MATtam 26
Manto Arte Temporanea | Temporary Art Manto
short exhibitions in found spaces
Isolo17 Gallery | Piazza Isolo 17 | Verona
Aldo Grazzi
Ghimma
Saturday January 24 2015
only between 4:30 and 6:30 PM
I started working with glass beads towards the end of 1987 after a trip to Kenya, where I had been invited by the art patron and collector Giulio Bargellini to produce a sculpture in wood. As I returned to Italy, I kept thinking about the beauty of the ornaments worn by the Masai and Samburu whom I had crossed in the streets of Malindi.
After that first encounter, during following journeys there I managed to meet young warriors who were particularly skilled in working with beads and I shared with them the making of small works on leather based on my designs. While I was the guest of the families of two dear Samburu friends, Kanta and Kenedy, in their wide home at Marallal, a vast highland raised 2500 meters above sea level between lake Turkana and lake Vicoria, I had the privilege to work with women even more skilled in the Shanga craft.
During those years, until my last trip in 1993, I have changed my attitude not only towards the making and the system of art but also my life itself.

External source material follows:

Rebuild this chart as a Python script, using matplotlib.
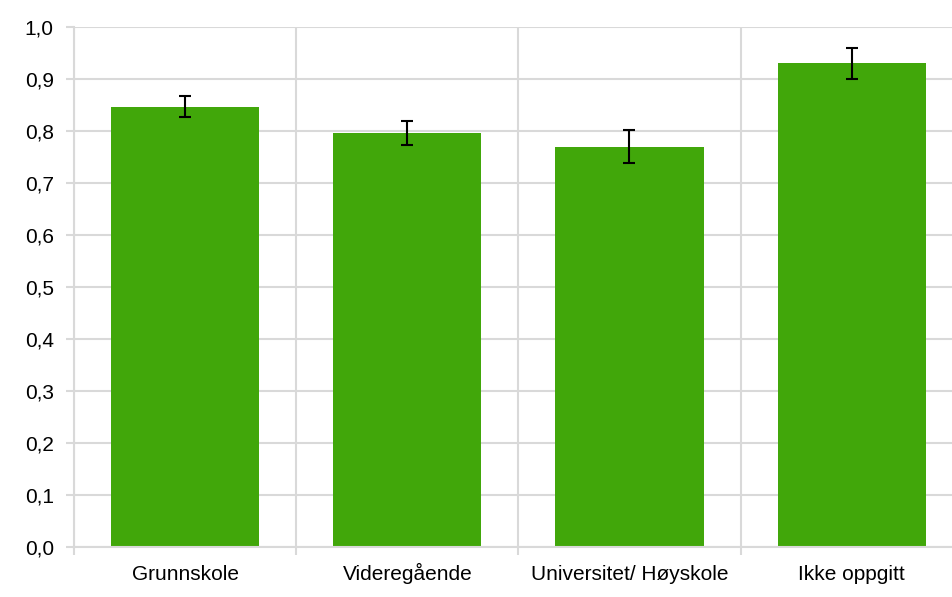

The bead works I had produced in Italy on the loom have received some scant response, but as for my collaborations with the Samburu, just about no one wanted them. These small works have never been exhibited, even while cultural hybrids have become sought and presented as an ill-defined trend.
The one and only exhibit of the works that were made in Africa happened in Deruta in 2004 and was titled "Ghimma", fire in the Masai language. Here now I am presenting the art art made with Michel Lelesas, Kenedy Lesiopa, Kanta, Tomas Pepayale, David Lerumaki, Letowuan, Kumbei Lekichorumogi (Abadè), Molly.
Aldo Grazzi, born in 1954 in Pomponesco (Mantova), lives and works in Perugia and Venice. He has taught in the Perugia, Sassari and Carrara Academies. Currently he teaches Painting and Outer Media Techniques in Venice. After graduating from the Fine Arts Academy of Bologna, his research evolves in a way that is radically different from the Transavanguardia trend, as he participates in the birth of a new cultural climate pioneered by a new generation of artists. He eventually proceeds in refining manual techniques that also extend to painting.